RUN pip install --user -r requirements.txt
FROM gcr.io/distroless/python3-debian12
COPY --from=builder /root/.local /root/.local
COPY --from=builder /app /app
USER nonroot:nonroot
ENTRYPOINT ["python", "/app/main.py"]
Enforce Image Signing with Sigstore
Use cosign to sign images in CI/CD and verify signatures in Kubernetes admission via the built-in admission controller or a policy engine like Kyverno:
# Sign image after build
cosign sign --key cosign.key my-registry/my-app:sha256-abcdef123
# Verify in Kyverno policy
kubectl apply -f - <<EOF
apiVersion: kyverno.io/v1
kind: ClusterPolicy
metadata:
name: verify-image-signature
spec:
validationFailureAction: enforce
rules:
- name: check-image-signature
match:
resources:
kinds: [Pod]
verifyImages:
- imageReferences: ["my-registry/*"]
attestors:
- entries:
- keys:
publicKeys: |
-----BEGIN PUBLIC KEY-----
...
-----END PUBLIC KEY-----
EOF
CIS Benchmark Automated Scanning
Run kube-bench to audit your cluster configuration against CIS Kubernetes Benchmark:
kubectl apply -f https://raw.githubusercontent.com/aquasecurity/kube-bench/main/job.yaml
kubectl logs -f job/kube-bench
kube-bench checks over 100 controls covering API server flags, etcd configuration, kubelet settings, and RBAC configuration, mapping each finding to CIS control IDs.

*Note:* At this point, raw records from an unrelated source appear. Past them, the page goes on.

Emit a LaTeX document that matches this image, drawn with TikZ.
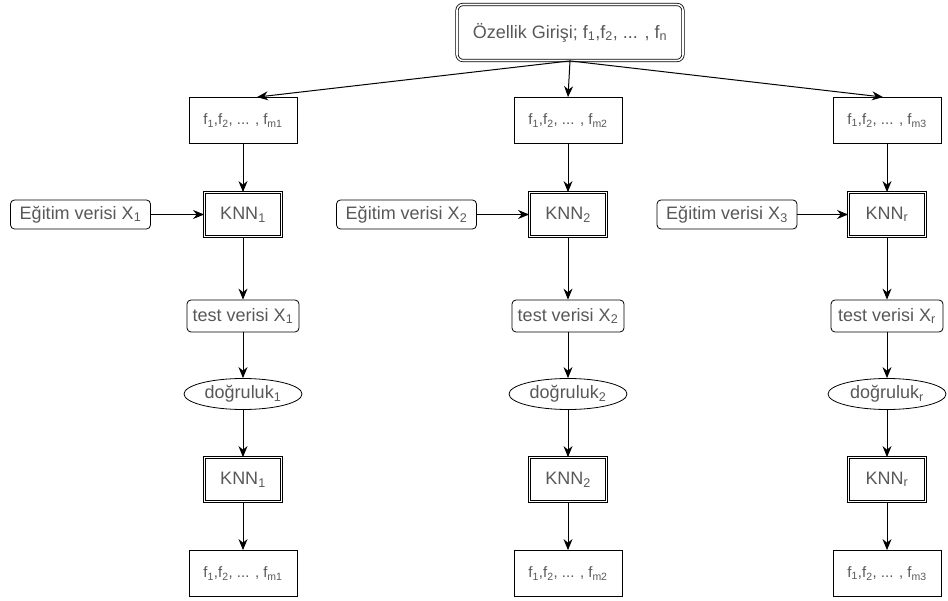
\documentclass[tikz,border=0pt]{standalone}
\usepackage{fontspec}
\setmainfont{Liberation Sans}
\usetikzlibrary{arrows.meta,shapes.geometric,calc}
\definecolor{txtgray}{HTML}{585858}
\begin{document}
\begin{tikzpicture}[x=1pt,y=-1pt,
  every node/.style={text=txtgray, inner sep=0pt, align=center},
  base/.style={draw=black, line width=0.8pt, font=\fontsize{18}{20}\selectfont},
  fbox/.style={base, minimum width=108pt, minimum height=46pt, font=\fontsize{15}{17}\selectfont},
  knn/.style={base, double, double distance=1.6pt, minimum width=77pt, minimum height=44pt},
  topbox/.style={base, double, double distance=1.6pt, rounded corners=6pt, minimum width=226pt, minimum height=56pt},
  databox/.style={base, rounded corners=4pt, minimum width=140pt, minimum height=29pt},
  testbox/.style={base, rounded corners=4pt, minimum width=112pt, minimum height=32pt},
  acc/.style={base, ellipse, minimum width=118pt, minimum height=31pt},
  arr/.style={-{Stealth[length=11pt,width=9pt]}, line width=1pt, draw=black}
]
\useasboundingbox (0,0) rectangle (948,601);

% feature input
\node[topbox] (top) at (570,32.5) {Özellik Girişi; f\textsubscript{1},f\textsubscript{2}, ... , f\textsubscript{n}};

% one column per subset
\foreach \c/\x/\s/\d in {1/243/1/80.5, 2/568/2/406.5, 3/887/r/727} {
  \node[fbox]    (f\c)   at (\x,120.5) {f\textsubscript{1},f\textsubscript{2}, ... , f\textsubscript{m\c}};
  \node[knn]     (ka\c)  at (\x,214.5) {KNN\textsubscript{\s}};
  \node[databox] (d\c)   at (\d,214.5) {Eğitim verisi X\textsubscript{\c}};
  \node[testbox] (t\c)   at (\x,316)   {test verisi X\textsubscript{\s}};
  \node[acc]     (a\c)   at (\x,394)   {doğruluk\textsubscript{\s}};
  \node[knn]     (kb\c)  at (\x,479.5) {KNN\textsubscript{\s}};
  \node[fbox]    (o\c)   at (\x,573.5) {f\textsubscript{1},f\textsubscript{2}, ... , f\textsubscript{m\c}};
  \draw[arr] (f\c) -- (ka\c);
  \draw[arr] (d\c) -- (ka\c);
  \draw[arr] (ka\c) -- (t\c);
  \draw[arr] (t\c) -- (a\c);
  \draw[arr] (a\c) -- (kb\c);
  \draw[arr] (kb\c) -- (o\c);
}

% split of the features
\draw[arr] (top.south) -- ([xshift=14pt]f1.north);
\draw[arr] (top.south) -- (f2.north);
\draw[arr] (top.south) -- ([xshift=-4pt]f3.north);
\end{tikzpicture}
\end{document}
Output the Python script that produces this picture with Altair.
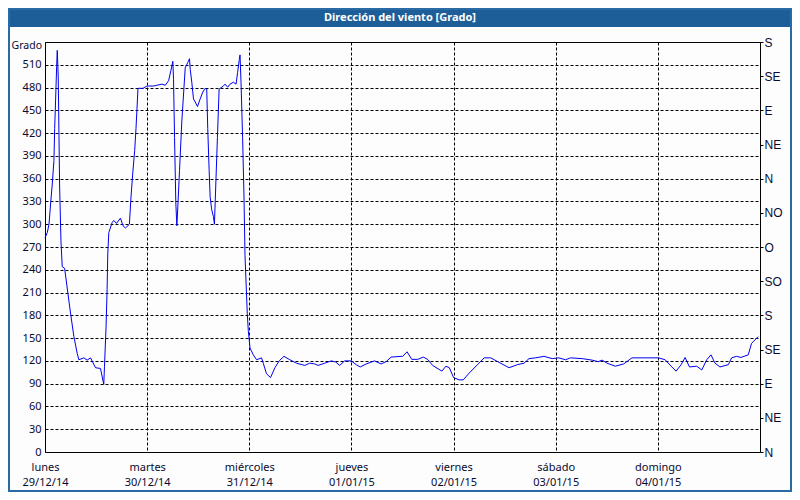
import altair as alt
import pandas as pd

# Hours since 29/12/14 00:00 and wind direction in degrees
hours = [0, 0.54, 0.94, 1.33, 1.71, 2.1, 2.27, 2.5, 2.74, 2.88, 3.11, 3.44, 3.75, 4.05, 4.61,
         5.22, 6.02, 6.79, 7.56, 7.96, 9.13, 9.9, 10.7, 11.87, 13.04, 13.81, 13.98, 14.35,
         14.59, 14.75, 14.99, 15.76, 16.16, 16.79, 17.73, 18.33, 18.9, 19.83, 20.21, 20.6,
         21.07, 21.38, 21.61, 21.85, 23.02, 23.95, 25.52, 26.3, 27.47, 28.26, 29.04, 29.57,
         30.04, 30.2, 30.44, 30.74, 30.98, 31.21, 31.61, 32.15, 32.95, 33.55, 33.95, 34.12,
         34.49, 34.89, 35.29, 35.83, 36.46, 37.07, 37.63, 38.0, 38.24, 38.57, 38.8, 39.17,
         39.57, 39.81, 40.11, 40.51, 40.91, 41.91, 42.31, 42.92, 43.48, 44.26, 44.89, 45.26,
         45.66, 45.82, 46.06, 46.43, 46.76, 46.99, 47.53, 47.77, 48.17, 48.94, 49.71, 50.88,
         51.28, 52.05, 52.99, 54.02, 55.03, 56.13, 57.53, 59.08, 61.04, 62.21, 63.39, 64.16,
         65.73, 67.27, 68.3, 69.24, 70.41, 71.95, 73.13, 74.06, 75.47, 77.43, 78.98, 80.15,
         81.32, 83.66, 84.06, 85.07, 86.17, 87.57, 88.91, 89.91, 91.08, 93.26, 94.2, 95.0,
         96.0, 97.33, 98.27, 99.67, 101.62, 103.19, 104.74, 106.7, 109.04, 110.99, 112.56,
         113.73, 115.27, 117.24, 119.18, 120.75, 122.3, 123.47, 126.21, 128.55, 129.96,
         130.89, 132.06, 134.0, 135.97, 137.91, 141.03, 144.17, 145.71, 147.12, 148.29,
         149.46, 150.4, 151.43, 153.14, 154.31, 155.48, 156.49, 157.42, 158.59, 160.56,
         161.33, 162.5, 163.51, 165.24, 166.01, 167.58]
direction = [282, 289, 300, 328, 353, 384, 426, 465, 508, 529, 494, 349, 278, 244, 242,
             216, 182, 152, 130, 121.5, 124, 121, 124, 111, 110, 89, 113, 165,
             214, 261, 289, 302, 305, 301, 308, 298, 295, 300, 336, 366,
             397, 426, 452, 479, 479, 482, 482, 483, 484.5, 483, 489, 502,
             514.6, 491, 414, 328, 298, 323, 371, 436, 506, 513, 518, 504,
             487, 465, 461, 455, 465, 474, 479, 478, 426, 371, 336, 319,
             310, 300, 349, 414, 478, 482, 484.5, 480.5, 484.5, 487, 484.5, 500,
             517, 523, 487, 414, 336, 259, 182, 160, 137, 128, 121.5, 124,
             117, 103, 98, 111, 120, 126, 121.5, 117, 114, 117, 116, 114,
             117, 120, 118.5, 114, 120, 120, 115, 112, 116, 120, 116, 119,
             125, 126, 126, 132, 122, 122, 125, 122, 114, 106.5, 113, 111,
             98, 95, 95, 104, 115, 124, 124, 118, 111, 115, 117,
             123, 124, 126, 123, 124, 121.5, 124, 123, 121, 119,
             121, 117, 113, 116, 124, 124, 124, 121.5, 113, 106.5,
             115, 124.5, 112, 113, 108, 121.5, 128, 117, 112, 115,
             124, 126, 124.5, 128, 143, 152]

day_names = ["lunes", "martes", "miércoles", "jueves", "viernes", "sábado", "domingo"]
day_dates = ["29/12/14", "30/12/14", "31/12/14", "01/01/15", "02/01/15", "03/01/15", "04/01/15"]
compass = ["N", "NE", "E", "SE", "S", "SO", "O", "NO"]
title_text = "Dirección del viento [Grado]"
unit_text = "Grado"

df = pd.DataFrame({"h": hours, "deg": direction})

W, H = 715, 410
PL, PT, PR, PB = 37, 34, 32, 40
FONT = "Noto Sans"
TXT = "#0a0a30"

names_js = "[" + ",".join(f"'{n}'" for n in day_names) + "]"
dates_js = "[" + ",".join(f"'{d}'" for d in day_dates) + "]"
comp_js = "[" + ",".join(f"'{c}'" for c in compass) + "]"

x_enc = alt.X("h:Q", scale=alt.Scale(domain=[0, 168], nice=False, zero=False),
              axis=alt.Axis(values=[0, 24, 48, 72, 96, 120, 144, 168], title=None,
                            ticks=False, domain=False, grid=True, gridColor="black",
                            gridDash=[3, 2], gridWidth=1, labelFlush=False,
                            labelOverlap=False, labelFont=FONT, labelFontSize=11,
                            labelColor=TXT, labelPadding=9, labelLineHeight=15,
                            labelExpr=f"datum.value < 168 ? [{names_js}[datum.value/24], {dates_js}[datum.value/24]] : ''"))

left_axis = alt.Axis(values=list(range(0, 511, 30)), title=None, ticks=False, domain=False,
                     grid=True, gridColor="black", gridDash=[3, 2], gridWidth=1,
                     labelFont=FONT, labelFontSize=11, labelColor=TXT, labelPadding=4,
                     labelFlush=False, labelOverlap=False)

right_axis = alt.Axis(orient="right", values=list(range(0, 541, 45)), title=None,
                      ticks=True, tickSize=3, tickColor="black", domain=False, grid=False,
                      labelFont="Liberation Sans", labelFontSize=12, labelColor=TXT,
                      labelPadding=1, labelFlush=False, labelOverlap=False,
                      labelExpr=f"{comp_js}[(datum.value/45) % 8]")

line = alt.Chart(df).mark_line(color="#0000f0", strokeWidth=1).encode(
    x=x_enc,
    y=alt.Y("deg:Q", scale=alt.Scale(domain=[0, 540], nice=False, zero=True), axis=left_axis),
)
line_r = alt.Chart(df).mark_line(opacity=0).encode(
    x="h:Q",
    y=alt.Y("deg:Q", scale=alt.Scale(domain=[0, 540], nice=False, zero=True), axis=right_axis),
)

one = pd.DataFrame({"t": [title_text], "u": [unit_text]})
bar = alt.Chart(one).mark_rect(color="#1e5e98").encode(
    x=alt.value(-PL), x2=alt.value(W + PR), y=alt.value(-PT), y2=alt.value(-PT + 19))
bar_text = alt.Chart(one).mark_text(color="white", font=FONT, fontSize=11, fontWeight="bold",
                                    baseline="middle", align="center").encode(
    text="t:N", x=alt.value((W + PR - PL) / 2), y=alt.value(-PT + 9.5))
unit = alt.Chart(one).mark_text(color=TXT, font=FONT, fontSize=10.5, baseline="middle",
                                align="right").encode(
    text="u:N", x=alt.value(-3), y=alt.value(4))
border = alt.Chart(one).mark_rect(filled=False, stroke="#2a6aa5", strokeWidth=2).encode(
    x=alt.value(-PL + 1), x2=alt.value(W + PR - 1), y=alt.value(-PT + 1), y2=alt.value(H + PB - 1))

chart = alt.layer(line, line_r, bar, bar_text, unit, border).resolve_scale(y="independent").properties(
    width=W, height=H,
    autosize=alt.AutoSizeParams(type="none"),
    padding={"left": PL, "top": PT, "right": PR, "bottom": PB},
    background="#fcfdfc",
).configure_view(stroke="black", strokeWidth=1)

chart.save("out.html", embed_options={"renderer": "svg", "actions": False})
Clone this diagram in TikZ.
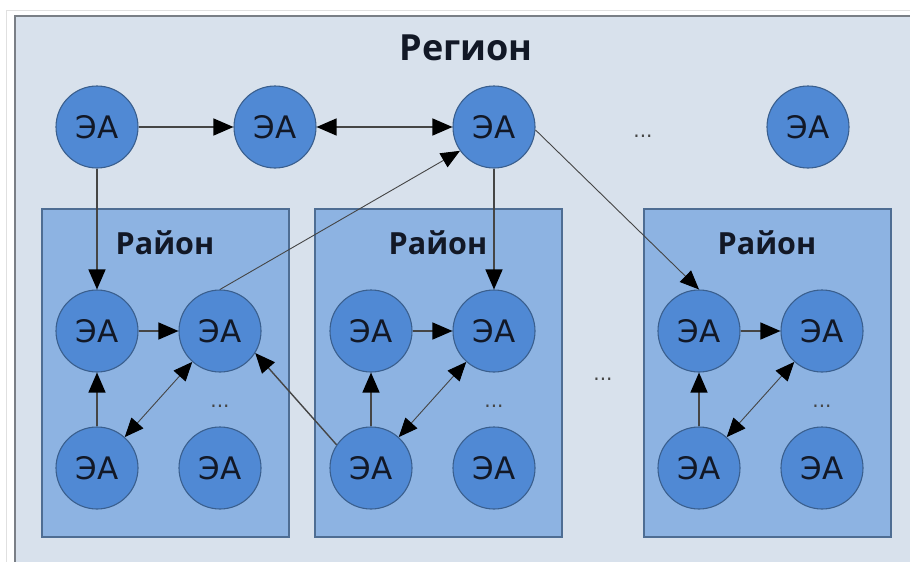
\documentclass[tikz,border=0pt]{standalone}
\usepackage{fontspec}
\setmainfont{DejaVu Sans}
\newfontfamily\headfont{Open Sans}
\usetikzlibrary{arrows.meta}
\definecolor{regionfill}{HTML}{D8E1EC}
\definecolor{regionline}{HTML}{7A7F86}
\definecolor{districtfill}{HTML}{8DB3E2}
\definecolor{districtline}{HTML}{4E6D93}
\definecolor{agentfill}{HTML}{5089D4}
\definecolor{agentline}{HTML}{3A5F8E}
\definecolor{linkgray}{HTML}{454545}
\definecolor{inktext}{HTML}{121826}
\tikzset{
  bighead/.tip={Triangle[length=20pt,width=17pt,black]},
  smallhead/.tip={Triangle[length=19pt,width=16pt,black]},
  agent/.style={circle, draw=agentline, line width=1.1pt, fill=agentfill,
    minimum size=82pt, inner sep=0pt, text=inktext,
    font=\fontsize{31}{31}\selectfont},
  district/.style={draw=districtline, line width=1.4pt, fill=districtfill},
  districtlabel/.style={font=\headfont\bfseries\fontsize{30.5}{30.5}\selectfont, text=inktext},
  ellipsis/.style={font=\fontsize{20}{20}\selectfont, text=linkgray},
  link/.style={draw=linkgray, line width=1.4pt, -bighead},
  biglink/.style={draw=linkgray, line width=1.4pt, bighead-bighead},
  thinlink/.style={draw=linkgray, line width=0.9pt, -smallhead},
  thinbilink/.style={draw=linkgray, line width=0.9pt, smallhead-smallhead},
}
\begin{document}
\begin{tikzpicture}[x=1pt,y=-1pt]
  \useasboundingbox (0,0) rectangle (910,562);
  \fill[white] (0,0) rectangle (910,562);
  % faint outer frame
  \draw[black!12, line width=1pt] (6,580) -- (6,10) -- (930,10);
  % region area
  \draw[regionline, line width=1.8pt, fill=regionfill] (15,600) -- (15,16) -- (940,16) -- (940,600) -- cycle;
  \node[font=\headfont\bfseries\fontsize{36}{36}\selectfont, text=inktext] (title) at (466,48) {Регион};

  % districts
  \draw[district] (42,209) rectangle (289,537);
  \draw[district] (315,209) rectangle (562,537);
  \draw[district] (644,209) rectangle (891,537);
  \node[districtlabel] (lab1) at (165,243) {Район};
  \node[districtlabel] (lab2) at (438,243) {Район};
  \node[districtlabel] (lab3) at (767,243) {Район};

  % regional agents
  \node[agent] (t1) at (97,127) {ЭА};
  \node[agent] (t2) at (275,127) {ЭА};
  \node[agent] (t3) at (494,127) {ЭА};
  \node[agent] (t4) at (808,127) {ЭА};
  \node[ellipsis] (tdots) at (643,136) {...};

  % district 1
  \node[agent] (a1) at (97,331) {ЭА};
  \node[agent] (a2) at (220,331) {ЭА};
  \node[agent] (a3) at (97,468) {ЭА};
  \node[agent] (a4) at (220,468) {ЭА};
  \node[ellipsis] (adots) at (220,406) {...};

  % district 2
  \node[agent] (c1) at (371,331) {ЭА};
  \node[agent] (c2) at (494,331) {ЭА};
  \node[agent] (c3) at (371,468) {ЭА};
  \node[agent] (c4) at (494,468) {ЭА};
  \node[ellipsis] (cdots) at (494,406) {...};

  % district 3
  \node[agent] (d1) at (699,331) {ЭА};
  \node[agent] (d2) at (822,331) {ЭА};
  \node[agent] (d3) at (699,468) {ЭА};
  \node[agent] (d4) at (822,468) {ЭА};
  \node[ellipsis] (ddots) at (822,406) {...};

  \node[ellipsis] (mdots) at (603,379) {...};

  % links between regional agents
  \draw[link] (t1) -- (t2);
  \draw[biglink] (t2) -- (t3);
  \draw[link] (t1) -- (a1);
  \draw[link] (t3) -- (c2);
  \draw[thinlink] (t3.-4) -- (d1.north);
  \draw[thinlink] (a2.north) -- (t3.215);

  % links inside districts
  \draw[link] (a1) -- (a2);
  \draw[link] (a3) -- (a1);
  \draw[thinbilink] (a3) -- (a2);

  \draw[link] (c1) -- (c2);
  \draw[link] (c3) -- (c1);
  \draw[thinbilink] (c3) -- (c2);
  \draw[link] (c3.146) -- (a2.-32);

  \draw[link] (d1) -- (d2);
  \draw[link] (d3) -- (d1);
  \draw[thinbilink] (d3) -- (d2);
\end{tikzpicture}
\end{document}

The most impactful controls to prioritize are: etcd encryption at rest (#1 in terms of blast radius if compromised), RBAC with minimal service account permissions (#2 most commonly misconfigured), default-deny network policies (stops lateral movement), and Falco runtime monitoring (detects active exploitation). These four address the majority of documented Kubernetes attack patterns.